The Novel Dry Cow project aims to develop an innovative feed concept for transition cows with beneficial effects on health, mainly focusing on preventing (sub)clinical hypocalcaemia.
Health problems in dairy cattle often relate to disorders in the transition phase (dry period and periparturient phase). As a result, compromised animal wellbeing, early culling and decreased dairy cow lifespan are observed at a large number of dairy farms. High-yielding dairy cows on Dutch and Northern American farms are milked on average for less than three lactations, and most cows leave the farm before the age of 6 years (CRV, 2013; Hare et al., 2006).
Recent scientific literature and insights in metabolic health improvement indicate that especially some management measures in the close-up phase offer opportunities to decrease periparturient disorders and to improve a healthy lactation phase.
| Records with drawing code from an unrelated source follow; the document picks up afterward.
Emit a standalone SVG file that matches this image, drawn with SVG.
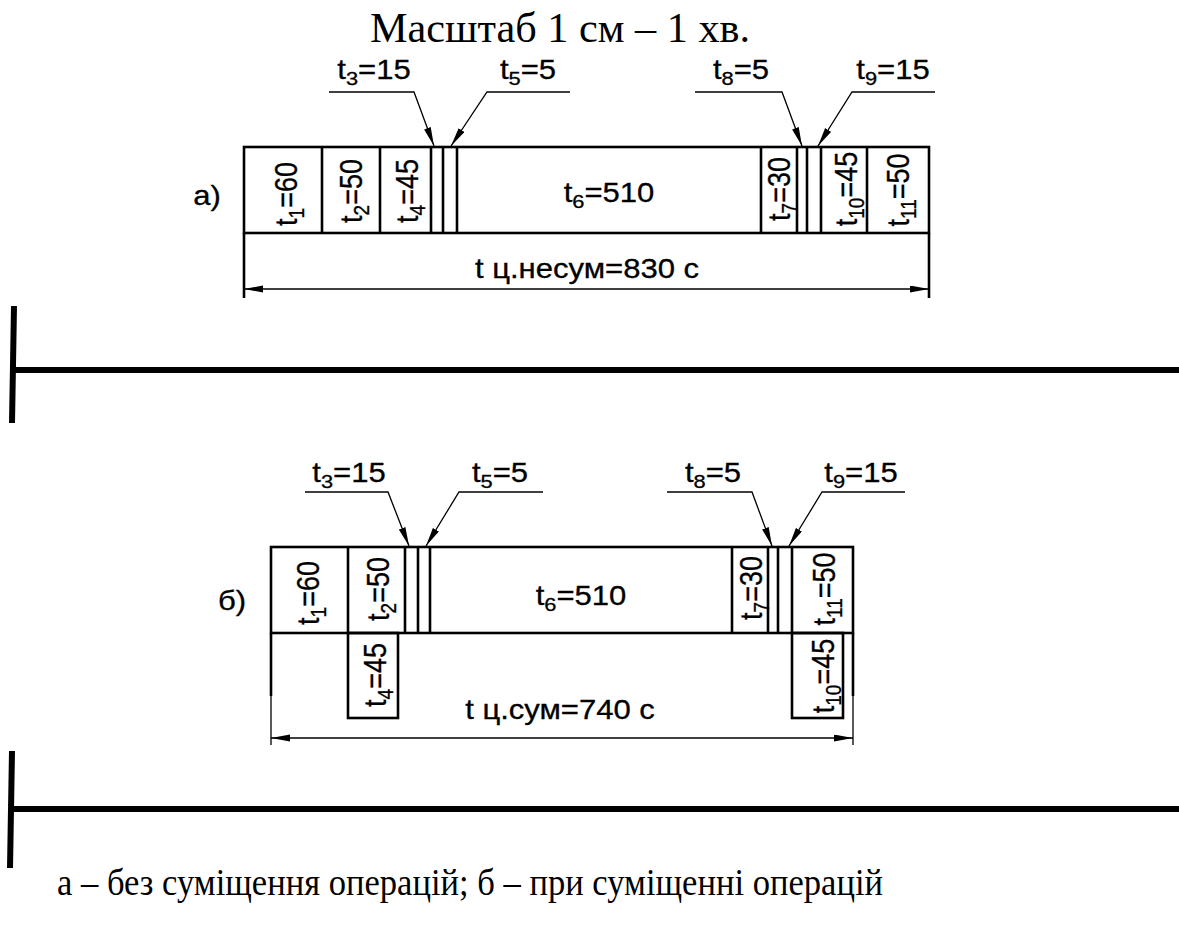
<svg xmlns="http://www.w3.org/2000/svg" width="1179" height="936" viewBox="0 0 1179 936">
<defs>
<marker id="ah" markerUnits="userSpaceOnUse" markerWidth="20" markerHeight="8" refX="19" refY="3.5" orient="auto-start-reverse">
<path d="M0,0 L19,3.5 L0,7 z" fill="#000"/>
</marker>
<style>
.box{fill:none;stroke:#000;stroke-width:2.6}
.div{stroke:#000;stroke-width:2.6}
.thin{stroke:#000;stroke-width:1.3;fill:none}
.sep{stroke:#000;stroke-width:6;fill:none}
.lbl{font-family:"Liberation Sans",Arial,sans-serif;font-size:27px;fill:#000;text-anchor:middle;stroke:#000;stroke-width:0.3}
.ser{font-family:"Liberation Serif","Times New Roman",serif;fill:#000}
</style>
</defs>
<rect width="1179" height="936" fill="#fff"/>
<text class="ser" x="370" y="42" font-size="42" textLength="380" lengthAdjust="spacingAndGlyphs">Масштаб 1 см – 1 хв.</text>

<g id="diagram-a">
<rect class="box" x="244" y="147" width="685" height="86"/>
<g class="div">
<line x1="322" y1="147" x2="322" y2="233"/>
<line x1="380" y1="147" x2="380" y2="233"/>
<line x1="431" y1="147" x2="431" y2="233"/>
<line x1="443" y1="147" x2="443" y2="233"/>
<line x1="457" y1="147" x2="457" y2="233"/>
<line x1="761" y1="147" x2="761" y2="233"/>
<line x1="797" y1="147" x2="797" y2="233"/>
<line x1="807" y1="147" x2="807" y2="233"/>
<line x1="821" y1="147" x2="821" y2="233"/>
<line x1="867" y1="147" x2="867" y2="233"/>
<line x1="244" y1="233" x2="244" y2="298"/>
<line x1="929" y1="233" x2="929" y2="298"/>
</g>
<text class="lbl" transform="translate(207,205) scale(1.15,1)">а)</text>
<text class="lbl" transform="translate(297,194) scale(1.15,1) rotate(-90)">t<tspan font-size="19" dy="6">1</tspan><tspan dy="-6">=60</tspan></text>
<text class="lbl" transform="translate(362,191) scale(1.15,1) rotate(-90)">t<tspan font-size="19" dy="6">2</tspan><tspan dy="-6">=50</tspan></text>
<text class="lbl" transform="translate(418,191) scale(1.15,1) rotate(-90)">t<tspan font-size="19" dy="6">4</tspan><tspan dy="-6">=45</tspan></text>
<text class="lbl" transform="translate(609,202) scale(1.15,1)">t<tspan font-size="19" dy="6">6</tspan><tspan dy="-6">=510</tspan></text>
<text class="lbl" transform="translate(790,189) scale(1.15,1) rotate(-90)">t<tspan font-size="19" dy="6">7</tspan><tspan dy="-6">=30</tspan></text>
<text class="lbl" transform="translate(857,189) scale(1.15,1) rotate(-90)">t<tspan font-size="19" dy="6">10</tspan><tspan dy="-6">=45</tspan></text>
<text class="lbl" transform="translate(909,190) scale(1.15,1) rotate(-90)">t<tspan font-size="19" dy="6">11</tspan><tspan dy="-6">=50</tspan></text>
<text class="lbl" transform="translate(374,79) scale(1.15,1)">t<tspan font-size="19" dy="6">3</tspan><tspan dy="-6">=15</tspan></text>
<text class="lbl" transform="translate(528,79) scale(1.15,1)">t<tspan font-size="19" dy="6">5</tspan><tspan dy="-6">=5</tspan></text>
<text class="lbl" transform="translate(741,79) scale(1.15,1)">t<tspan font-size="19" dy="6">8</tspan><tspan dy="-6">=5</tspan></text>
<text class="lbl" transform="translate(893,79) scale(1.15,1)">t<tspan font-size="19" dy="6">9</tspan><tspan dy="-6">=15</tspan></text>
<text class="lbl" transform="translate(587,278) scale(1.15,1)">t ц.несум=830 с</text>
</g>

<g id="diagram-b">
<rect class="box" x="271" y="547" width="582" height="86"/>
<rect class="box" x="348" y="633" width="50" height="85"/>
<rect class="box" x="792" y="633" width="51" height="85"/>
<g class="div">
<line x1="348" y1="547" x2="348" y2="633"/>
<line x1="405" y1="547" x2="405" y2="633"/>
<line x1="418" y1="547" x2="418" y2="633"/>
<line x1="430" y1="547" x2="430" y2="633"/>
<line x1="732" y1="547" x2="732" y2="633"/>
<line x1="768" y1="547" x2="768" y2="633"/>
<line x1="778" y1="547" x2="778" y2="633"/>
<line x1="792" y1="547" x2="792" y2="633"/>
<line x1="271" y1="633" x2="271" y2="696"/>
<line x1="853" y1="633" x2="853" y2="696"/>
</g>
<line class="thin" x1="271" y1="696" x2="271" y2="745"/>
<line class="thin" x1="853" y1="696" x2="853" y2="745"/>
<text class="lbl" transform="translate(232,610) scale(1.15,1)">б)</text>
<text class="lbl" transform="translate(319,593) scale(1.15,1) rotate(-90)">t<tspan font-size="19" dy="6">1</tspan><tspan dy="-6">=60</tspan></text>
<text class="lbl" transform="translate(389,589) scale(1.15,1) rotate(-90)">t<tspan font-size="19" dy="6">2</tspan><tspan dy="-6">=50</tspan></text>
<text class="lbl" transform="translate(386,675) scale(1.15,1) rotate(-90)">t<tspan font-size="19" dy="6">4</tspan><tspan dy="-6">=45</tspan></text>
<text class="lbl" transform="translate(581,605) scale(1.15,1)">t<tspan font-size="19" dy="6">6</tspan><tspan dy="-6">=510</tspan></text>
<text class="lbl" transform="translate(762,588) scale(1.15,1) rotate(-90)">t<tspan font-size="19" dy="6">7</tspan><tspan dy="-6">=30</tspan></text>
<text class="lbl" transform="translate(835,589) scale(1.15,1) rotate(-90)">t<tspan font-size="19" dy="6">11</tspan><tspan dy="-6">=50</tspan></text>
<text class="lbl" transform="translate(834,676) scale(1.15,1) rotate(-90)">t<tspan font-size="19" dy="6">10</tspan><tspan dy="-6">=45</tspan></text>
<text class="lbl" transform="translate(349,482) scale(1.15,1)">t<tspan font-size="19" dy="6">3</tspan><tspan dy="-6">=15</tspan></text>
<text class="lbl" transform="translate(500,482) scale(1.15,1)">t<tspan font-size="19" dy="6">5</tspan><tspan dy="-6">=5</tspan></text>
<text class="lbl" transform="translate(713,482) scale(1.15,1)">t<tspan font-size="19" dy="6">8</tspan><tspan dy="-6">=5</tspan></text>
<text class="lbl" transform="translate(861,482) scale(1.15,1)">t<tspan font-size="19" dy="6">9</tspan><tspan dy="-6">=15</tspan></text>
<text class="lbl" transform="translate(560,719) scale(1.15,1)">t ц.сум=740 с</text>
</g>

<g id="connectors">
<polyline class="thin" points="329,92 414,92 434,146" marker-end="url(#ah)"/>
<polyline class="thin" points="570,92 487,92 451,146" marker-end="url(#ah)"/>
<polyline class="thin" points="695,92 782,92 802,146" marker-end="url(#ah)"/>
<polyline class="thin" points="935,92 852,92 818,146" marker-end="url(#ah)"/>
<line class="thin" x1="244" y1="289" x2="929" y2="289" marker-start="url(#ah)" marker-end="url(#ah)"/>
<polyline class="thin" points="305,492 388,492 409,546" marker-end="url(#ah)"/>
<polyline class="thin" points="543,492 459,492 426,546" marker-end="url(#ah)"/>
<polyline class="thin" points="667,492 752,492 772,546" marker-end="url(#ah)"/>
<polyline class="thin" points="905,492 822,492 789,546" marker-end="url(#ah)"/>
<line class="thin" x1="271" y1="738" x2="853" y2="738" marker-start="url(#ah)" marker-end="url(#ah)"/>
</g>

<g id="separators">
<line class="sep" x1="14" y1="306" x2="12" y2="423"/>
<line class="sep" x1="12" y1="370" x2="1179" y2="370"/>
<line class="sep" x1="12" y1="751" x2="10" y2="868"/>
<line class="sep" x1="10" y1="809" x2="1179" y2="809"/>
</g>

<text class="ser" x="57" y="895" font-size="37" textLength="826" lengthAdjust="spacingAndGlyphs">а – без суміщення операцій; б – при суміщенні операцій</text>
</svg>
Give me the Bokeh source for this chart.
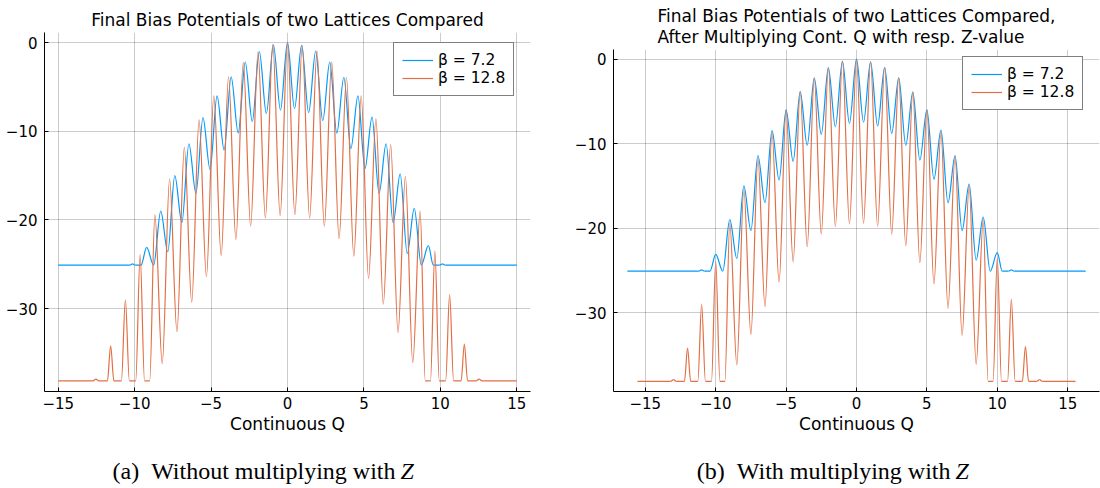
import numpy as np
from bokeh.plotting import figure
from bokeh.models import Range1d, FixedTicker, Legend, LegendItem, ColumnDataSource
from bokeh.layouts import column, row
from bokeh.embed import file_html
from bokeh.resources import INLINE
from bokeh.core.properties import value

# ---------------- data ----------------
# Knots of each bias potential (extrema and corners of flat parts), x given in
# Z-multiplied charge units (right panel); left panel uses Q = x / Z.
series_labels = ["β = 7.2", "β = 12.8"]
z_values = [1.085, 1.037]

blue_x = [-16.28, -11.2, -11.0, -10.8, -10.4, -10.0, -9.5, -9.0, -8.5, -8.0, -7.5,
          -7.0, -6.5, -6.0, -5.5, -5.0, -4.5, -4.0, -3.5, -3.0, -2.5, -2.0, -1.5,
          -1.0, -0.5, 0.0, 0.5, 1.0, 1.5, 2.0, 2.5, 3.0, 3.5, 4.0, 4.5, 5.0, 5.5,
          6.0, 6.5, 7.0, 7.5, 8.0, 8.5, 9.0, 9.5, 10.0, 10.35, 10.8, 11.0, 11.2, 16.28]
blue_y = [-25.1, -25.1, -24.95, -25.1, -25.1, -23.1, -25.1, -19.0, -23.6, -15.0, -20.3,
          -11.4, -17.0, -8.45, -14.3, -6.0, -12.1, -3.85, -10.2, -2.2, -8.9, -1.0, -8.0,
          -0.25, -7.6, 0.0, -7.45, -0.3, -7.9, -0.95, -8.8, -2.2, -10.2, -3.9, -11.95, -6.0, -14.2,
          -8.4, -17.0, -11.4, -20.3, -14.8, -23.8, -18.7, -25.1, -22.9, -25.1, -25.1, -24.95, -25.1, -25.1]

orange_x = [-15.56, -13.2, -13.0, -12.8, -12.22, -12.0, -11.78, -11.27, -11.0, -10.73,
            -10.3, -10.0, -9.7, -9.35, -9.0, -8.5, -8.0, -7.5, -7.0, -6.5, -6.0, -5.5,
            -5.0, -4.5, -4.0, -3.5, -3.0, -2.5, -2.0, -1.5, -1.0, -0.5, 0.0, 0.5, 1.0,
            1.5, 2.0, 2.5, 3.0, 3.5, 4.0, 4.5, 5.0, 5.5, 6.0, 6.5, 7.0, 7.5, 8.0, 8.5,
            9.0, 9.35, 9.7, 10.0, 10.3, 10.73, 11.0, 11.27, 11.78, 12.0, 12.22, 12.8,
            13.0, 13.2, 15.56]
orange_y = [-38.15, -38.15, -37.95, -38.15, -38.15, -34.2, -38.15, -38.15, -29.0, -38.15,
            -38.15, -23.9, -38.15, -38.15, -19.4, -36.2, -15.4, -32.6, -11.8, -29.3, -8.7, -26.4,
            -6.0, -24.0, -3.85, -22.2, -2.25, -20.7, -1.05, -19.8, -0.2, -19.5, 0.0, -19.4, -0.3,
            -19.8, -0.95, -20.7, -2.2, -22.1, -3.9, -24.1, -6.0, -26.6, -8.6, -29.5, -11.5, -32.7, -15.1, -36.1,
            -19.0, -38.15, -38.15, -23.5, -38.15, -38.15, -28.4, -38.15, -38.15, -34.0, -38.15, -38.15,
            -37.95, -38.15, -38.15]

x_ticks = [-15, -10, -5, 0, 5, 10, 15]
y_ticks = [-30, -20, -10, 0]

BLUE = "#009AFA"
ORANGE = "#E26F46"
SANS = "DejaVu Sans"


def bezier_source(xs, ys, scale):
    xs = np.asarray(xs, dtype=float) / scale
    ys = np.asarray(ys, dtype=float)
    x0, x1, y0, y1 = xs[:-1], xs[1:], ys[:-1], ys[1:]
    dx = x1 - x0
    return ColumnDataSource(dict(x0=x0, y0=y0, x1=x1, y1=y1,
                                 cx0=x0 + dx / 3.0, cy0=y0,
                                 cx1=x1 - dx / 3.0, cy1=y1))


def minus(v):
    return ("−" + str(abs(v))) if v < 0 else str(v)


def make_panel(title, scaled, xr, border_left, border_right, border_top, legend_loc):
    p = figure(width=550, height=440, x_range=Range1d(*xr), y_range=Range1d(-39.35, 1.15),
               output_backend="svg", toolbar_location=None, title=title,
               min_border_left=border_left, min_border_right=border_right,
               min_border_top=border_top, min_border_bottom=49)
    p.frame_align = False
    p.outline_line_color = None
    p.background_fill_color = "white"
    p.border_fill_color = "white"
    p.title.text_font = SANS
    p.title.text_font_size = "17px"
    p.title.text_font_style = "normal"
    p.title.text_color = "black"
    p.title.align = "center"
    p.title.text_line_height = 1.05
    p.title.standoff = 6

    p.xaxis.ticker = FixedTicker(ticks=x_ticks)
    p.yaxis.ticker = FixedTicker(ticks=y_ticks)
    p.xaxis.major_label_overrides = {t: minus(t) for t in x_ticks}
    p.yaxis.major_label_overrides = {t: minus(t) for t in y_ticks}
    p.xaxis.axis_label = "Continuous Q"
    p.xaxis.axis_label_text_font = SANS
    p.xaxis.axis_label_text_font_size = "17px"
    p.xaxis.axis_label_text_font_style = "normal"
    p.xaxis.axis_label_text_color = "black"
    p.xaxis.axis_label_standoff = 2
    for ax in (p.xaxis, p.yaxis):
        ax.major_label_text_font = SANS
        ax.major_label_text_font_size = "15px"
        ax.major_label_text_color = "black"
        ax.axis_line_color = "black"
        ax.axis_line_width = 1
        ax.major_tick_in = 4
        ax.major_tick_out = 0
        ax.major_tick_line_color = "black"
        ax.minor_tick_line_color = None
    p.xaxis.major_label_standoff = 5
    p.yaxis.major_label_standoff = 7
    p.grid.grid_line_color = "#000000"
    p.grid.grid_line_alpha = 0.2
    p.grid.grid_line_width = 1

    z_blue = z_values[0] if not scaled else 1.0
    z_orange = z_values[1] if not scaled else 1.0
    rb = p.bezier(x0="x0", y0="y0", x1="x1", y1="y1", cx0="cx0", cy0="cy0", cx1="cx1", cy1="cy1",
                  source=bezier_source(blue_x, blue_y, z_blue), line_color=BLUE, line_width=1.2)
    ro = p.bezier(x0="x0", y0="y0", x1="x1", y1="y1", cx0="cx0", cy0="cy0", cx1="cx1", cy1="cy1",
                  source=bezier_source(orange_x, orange_y, z_orange), line_color=ORANGE, line_width=1.2)

    legend = Legend(items=[LegendItem(label=series_labels[0], renderers=[rb]),
                           LegendItem(label=series_labels[1], renderers=[ro])],
                    location=legend_loc, margin=0, padding=8, spacing=0,
                    glyph_width=31, glyph_height=18, label_height=18, label_standoff=5,
                    label_text_font=SANS, label_text_font_size="15.5px",
                    label_text_color="black",
                    border_line_color="black", border_line_width=1,
                    background_fill_color="white", background_fill_alpha=1.0)
    p.add_layout(legend)
    return p


p1 = make_panel("Final Bias Potentials of two Lattices Compared", False, (-15.9, 15.9),
                44, 20, 32, (349, 295))
p2 = make_panel("Final Bias Potentials of two Lattices Compared,\nAfter Multiplying Cont. Q with resp. Z-value",
                True, (-17.26, 17.26), 63, 1, 47, (349, 281))

cap = figure(width=1100, height=48, x_range=Range1d(0, 1100), y_range=Range1d(0, 48),
             output_backend="svg", toolbar_location=None, x_axis_type=None, y_axis_type=None,
             min_border=0)
cap.frame_align = False
cap.outline_line_color = None
cap.grid.visible = False
caption_main = ["(a)\u2002Without multiplying with", "(b)\u2002With multiplying with"]
caption_var = ["Z", "Z"]
cap.text(x=[395, 950], y=[18, 18], text=caption_main, text_align="right", text_baseline="alphabetic",
         text_font=value("Liberation Serif"), text_font_size="24px", text_color="black")
cap.text(x=[400, 955], y=[18, 18], text=caption_var, text_align="left", text_baseline="alphabetic",
         text_font=value("Liberation Serif"), text_font_size="24px", text_font_style="italic",
         text_color="black")

layout = column(row(p1, p2, spacing=0), cap, spacing=0)
open("out.html", "w").write(file_html(layout, INLINE))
A pilot study by De Heus evaluated blood calcium, NEFA and BHBA on 7 dairy farms. The outcomes revealed substantial subclinical disease incidence rates. This study was executed on large, well-managed farms with optimal transition rations. Clinically, the disease incidence was low on these selected farms, but the blood values indicated subclinical problems with hypocalcaemia. Despite all the measurements taken at the management level and ration optimisation, there still is a serious need for improvement.
Novel Dry Cow concept
To prevent the risk of (sub)clinical hypocalcaemia, lowering DCAB in the close-up phase is a widely used strategy. However, using low DCAB diets itself will reduce dry matter intake prepartum, especially when anionic salts are used in high amounts. Due to the nature of the grass silage, a large amount of anionic salts is necessary to decrease the diet DCAB to a level that induces acidity of the urine. This eventually will increase urinary calcium excretion and restore the sensitivity of tissues to parathyroid hormone. In this study a new, very palatable source of anionic salts will be used. The product however has never been assessed in Europa, nor in grass silage based dry cows diets which are typical for many Dutch dairy farms. The product will be included in a compound feed, where energy, protein as well as methionine levels are optimized to prepare transition cows for the next lactation. In this study the source of anionic salts will be evaluated at the appropriate DCAB level that induces urinary calcium excretion, as well as the DCAB level that is reached in practice nowadays. As a control a low energy prepartum diet will be used.